(Source code of charts)
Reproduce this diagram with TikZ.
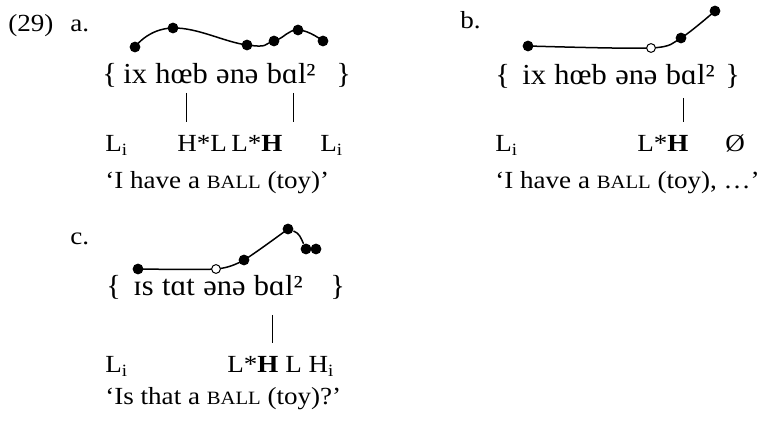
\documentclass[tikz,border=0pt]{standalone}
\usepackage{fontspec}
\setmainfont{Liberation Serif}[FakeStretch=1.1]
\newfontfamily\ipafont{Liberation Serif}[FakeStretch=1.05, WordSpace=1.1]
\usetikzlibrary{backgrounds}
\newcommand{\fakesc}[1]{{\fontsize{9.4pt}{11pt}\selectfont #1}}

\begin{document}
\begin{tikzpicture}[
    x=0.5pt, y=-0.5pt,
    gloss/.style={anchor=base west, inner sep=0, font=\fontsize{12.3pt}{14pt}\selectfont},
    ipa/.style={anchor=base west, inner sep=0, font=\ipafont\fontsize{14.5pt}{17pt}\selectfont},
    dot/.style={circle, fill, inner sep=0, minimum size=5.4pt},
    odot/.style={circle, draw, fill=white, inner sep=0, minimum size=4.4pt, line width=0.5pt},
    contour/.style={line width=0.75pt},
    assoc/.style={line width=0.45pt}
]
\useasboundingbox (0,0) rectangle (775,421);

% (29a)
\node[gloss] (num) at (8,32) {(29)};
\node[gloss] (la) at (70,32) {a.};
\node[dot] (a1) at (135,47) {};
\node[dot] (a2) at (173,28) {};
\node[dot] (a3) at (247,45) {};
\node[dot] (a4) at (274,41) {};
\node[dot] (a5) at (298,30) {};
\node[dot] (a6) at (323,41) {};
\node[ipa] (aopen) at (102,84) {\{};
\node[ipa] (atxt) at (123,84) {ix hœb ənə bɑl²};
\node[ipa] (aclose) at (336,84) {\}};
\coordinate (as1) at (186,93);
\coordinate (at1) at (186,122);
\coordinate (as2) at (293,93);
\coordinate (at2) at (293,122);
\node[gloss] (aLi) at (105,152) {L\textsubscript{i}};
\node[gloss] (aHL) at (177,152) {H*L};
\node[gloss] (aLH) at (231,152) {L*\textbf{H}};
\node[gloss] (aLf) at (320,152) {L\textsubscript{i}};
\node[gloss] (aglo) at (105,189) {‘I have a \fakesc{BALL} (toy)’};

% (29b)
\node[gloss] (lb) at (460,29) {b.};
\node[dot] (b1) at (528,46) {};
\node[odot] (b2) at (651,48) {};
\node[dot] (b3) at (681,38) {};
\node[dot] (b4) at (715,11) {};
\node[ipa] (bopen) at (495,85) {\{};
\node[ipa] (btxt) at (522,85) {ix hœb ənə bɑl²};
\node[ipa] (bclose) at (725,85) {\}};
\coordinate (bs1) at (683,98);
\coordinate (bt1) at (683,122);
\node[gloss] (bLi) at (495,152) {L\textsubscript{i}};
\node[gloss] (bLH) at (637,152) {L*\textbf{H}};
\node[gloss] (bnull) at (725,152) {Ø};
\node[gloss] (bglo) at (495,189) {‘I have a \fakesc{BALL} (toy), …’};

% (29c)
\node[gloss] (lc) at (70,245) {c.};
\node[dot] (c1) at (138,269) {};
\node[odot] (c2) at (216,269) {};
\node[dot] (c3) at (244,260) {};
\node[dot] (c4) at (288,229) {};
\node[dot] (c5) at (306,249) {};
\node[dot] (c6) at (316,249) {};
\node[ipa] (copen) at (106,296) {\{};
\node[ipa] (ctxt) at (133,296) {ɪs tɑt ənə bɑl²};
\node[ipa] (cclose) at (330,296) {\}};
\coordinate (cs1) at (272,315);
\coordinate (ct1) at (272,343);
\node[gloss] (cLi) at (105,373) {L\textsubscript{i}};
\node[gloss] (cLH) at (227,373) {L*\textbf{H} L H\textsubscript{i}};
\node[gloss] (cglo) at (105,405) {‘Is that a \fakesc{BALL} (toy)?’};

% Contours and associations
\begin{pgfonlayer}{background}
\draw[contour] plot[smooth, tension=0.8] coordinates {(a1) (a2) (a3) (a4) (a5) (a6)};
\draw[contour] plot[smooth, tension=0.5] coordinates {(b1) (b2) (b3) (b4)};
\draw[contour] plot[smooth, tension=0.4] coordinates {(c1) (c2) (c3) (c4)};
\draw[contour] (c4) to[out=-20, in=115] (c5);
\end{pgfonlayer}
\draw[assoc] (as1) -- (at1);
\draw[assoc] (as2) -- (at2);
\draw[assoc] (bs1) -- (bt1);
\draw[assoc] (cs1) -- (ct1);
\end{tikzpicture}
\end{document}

...

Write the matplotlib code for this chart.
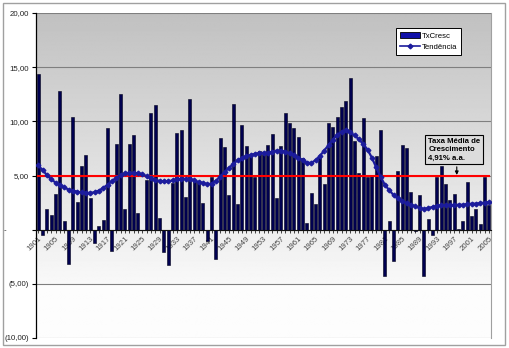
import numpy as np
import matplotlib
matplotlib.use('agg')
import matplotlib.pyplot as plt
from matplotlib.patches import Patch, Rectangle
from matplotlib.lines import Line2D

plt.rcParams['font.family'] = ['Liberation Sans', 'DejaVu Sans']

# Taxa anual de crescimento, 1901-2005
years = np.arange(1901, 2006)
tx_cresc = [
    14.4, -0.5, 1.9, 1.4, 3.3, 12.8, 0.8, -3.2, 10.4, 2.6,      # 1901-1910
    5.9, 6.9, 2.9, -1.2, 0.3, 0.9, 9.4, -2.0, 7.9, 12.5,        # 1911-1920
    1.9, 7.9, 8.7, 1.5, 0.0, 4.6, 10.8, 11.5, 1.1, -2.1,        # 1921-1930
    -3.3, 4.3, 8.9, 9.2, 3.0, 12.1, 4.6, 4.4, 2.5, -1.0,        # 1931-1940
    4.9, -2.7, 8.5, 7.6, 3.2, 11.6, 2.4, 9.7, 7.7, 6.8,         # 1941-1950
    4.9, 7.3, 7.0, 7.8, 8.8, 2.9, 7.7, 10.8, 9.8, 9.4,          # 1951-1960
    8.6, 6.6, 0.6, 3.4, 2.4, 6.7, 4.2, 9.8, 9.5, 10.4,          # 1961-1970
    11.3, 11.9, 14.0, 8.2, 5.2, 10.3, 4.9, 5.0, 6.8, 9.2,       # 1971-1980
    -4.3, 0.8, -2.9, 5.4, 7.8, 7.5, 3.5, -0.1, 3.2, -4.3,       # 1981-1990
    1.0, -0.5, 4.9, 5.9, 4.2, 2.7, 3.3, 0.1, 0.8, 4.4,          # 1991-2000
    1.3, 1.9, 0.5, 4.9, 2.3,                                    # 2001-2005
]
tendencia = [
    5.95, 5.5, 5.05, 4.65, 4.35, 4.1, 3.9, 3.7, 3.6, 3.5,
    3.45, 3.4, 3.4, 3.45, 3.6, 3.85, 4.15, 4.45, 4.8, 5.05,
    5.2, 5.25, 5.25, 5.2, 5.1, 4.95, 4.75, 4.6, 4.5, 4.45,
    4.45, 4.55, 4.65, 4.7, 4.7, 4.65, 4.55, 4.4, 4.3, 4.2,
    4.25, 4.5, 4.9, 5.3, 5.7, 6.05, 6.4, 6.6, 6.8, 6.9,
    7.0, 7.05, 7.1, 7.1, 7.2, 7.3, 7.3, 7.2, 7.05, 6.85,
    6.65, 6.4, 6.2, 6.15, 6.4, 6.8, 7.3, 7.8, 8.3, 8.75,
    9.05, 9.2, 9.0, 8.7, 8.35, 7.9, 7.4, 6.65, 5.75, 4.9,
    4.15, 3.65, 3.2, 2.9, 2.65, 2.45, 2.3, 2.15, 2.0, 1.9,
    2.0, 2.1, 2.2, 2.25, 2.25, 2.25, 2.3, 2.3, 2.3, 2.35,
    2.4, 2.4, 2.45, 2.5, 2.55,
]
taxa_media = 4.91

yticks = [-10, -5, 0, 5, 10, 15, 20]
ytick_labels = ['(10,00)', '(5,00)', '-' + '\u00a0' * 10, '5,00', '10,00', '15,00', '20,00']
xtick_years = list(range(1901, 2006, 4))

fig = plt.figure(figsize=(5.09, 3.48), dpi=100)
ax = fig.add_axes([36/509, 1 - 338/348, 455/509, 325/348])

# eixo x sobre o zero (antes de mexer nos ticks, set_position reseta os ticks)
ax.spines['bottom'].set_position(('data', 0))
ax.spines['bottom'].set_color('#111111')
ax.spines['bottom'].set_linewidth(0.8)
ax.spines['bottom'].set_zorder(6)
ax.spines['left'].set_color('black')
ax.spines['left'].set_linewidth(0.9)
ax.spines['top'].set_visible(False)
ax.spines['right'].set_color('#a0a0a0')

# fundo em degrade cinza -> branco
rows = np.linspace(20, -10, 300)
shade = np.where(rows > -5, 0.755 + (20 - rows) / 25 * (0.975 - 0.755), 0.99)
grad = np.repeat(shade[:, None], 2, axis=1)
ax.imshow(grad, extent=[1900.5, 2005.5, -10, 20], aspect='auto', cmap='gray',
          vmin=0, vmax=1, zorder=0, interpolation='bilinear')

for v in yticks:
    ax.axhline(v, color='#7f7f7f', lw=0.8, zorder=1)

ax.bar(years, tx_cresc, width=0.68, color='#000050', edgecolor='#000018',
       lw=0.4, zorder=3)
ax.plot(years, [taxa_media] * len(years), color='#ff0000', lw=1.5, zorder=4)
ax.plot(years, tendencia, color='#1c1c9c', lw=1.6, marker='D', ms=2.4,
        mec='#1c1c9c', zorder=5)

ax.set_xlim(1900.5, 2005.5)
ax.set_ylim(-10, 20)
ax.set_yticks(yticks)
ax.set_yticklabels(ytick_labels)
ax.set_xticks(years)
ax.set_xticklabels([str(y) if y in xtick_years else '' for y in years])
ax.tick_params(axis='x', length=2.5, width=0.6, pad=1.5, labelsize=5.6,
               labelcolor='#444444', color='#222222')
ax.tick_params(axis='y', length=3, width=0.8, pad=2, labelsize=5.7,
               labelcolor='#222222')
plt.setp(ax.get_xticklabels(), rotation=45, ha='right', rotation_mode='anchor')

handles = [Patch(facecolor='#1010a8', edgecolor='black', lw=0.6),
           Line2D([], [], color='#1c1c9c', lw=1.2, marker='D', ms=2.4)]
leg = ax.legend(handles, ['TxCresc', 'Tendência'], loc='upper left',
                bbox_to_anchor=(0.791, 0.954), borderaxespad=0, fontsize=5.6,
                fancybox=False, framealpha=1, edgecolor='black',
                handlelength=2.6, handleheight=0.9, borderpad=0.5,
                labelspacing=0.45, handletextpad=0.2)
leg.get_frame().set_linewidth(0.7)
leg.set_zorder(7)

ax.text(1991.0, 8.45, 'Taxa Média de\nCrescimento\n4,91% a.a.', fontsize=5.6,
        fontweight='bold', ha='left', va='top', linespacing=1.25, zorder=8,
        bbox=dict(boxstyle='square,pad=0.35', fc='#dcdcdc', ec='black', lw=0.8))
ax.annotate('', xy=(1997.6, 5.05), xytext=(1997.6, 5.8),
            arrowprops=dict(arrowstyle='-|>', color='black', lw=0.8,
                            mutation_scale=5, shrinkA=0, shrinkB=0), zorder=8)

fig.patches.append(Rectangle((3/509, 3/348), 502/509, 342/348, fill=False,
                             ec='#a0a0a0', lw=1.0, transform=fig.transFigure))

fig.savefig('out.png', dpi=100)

**Brief**
In the listing above, find the line with "Write the matplotlib code for this chart." and the line with "plt.rcParams['font.family'] = ['Liberation". Copy exactly those two and every line between, without the pictures.

**Answer to the task**
Write the matplotlib code for this chart.
import numpy as np
import matplotlib
matplotlib.use('agg')
import matplotlib.pyplot as plt
from matplotlib.patches import Patch, Rectangle
from matplotlib.lines import Line2D

plt.rcParams['font.family'] = ['Liberation Sans', 'DejaVu Sans']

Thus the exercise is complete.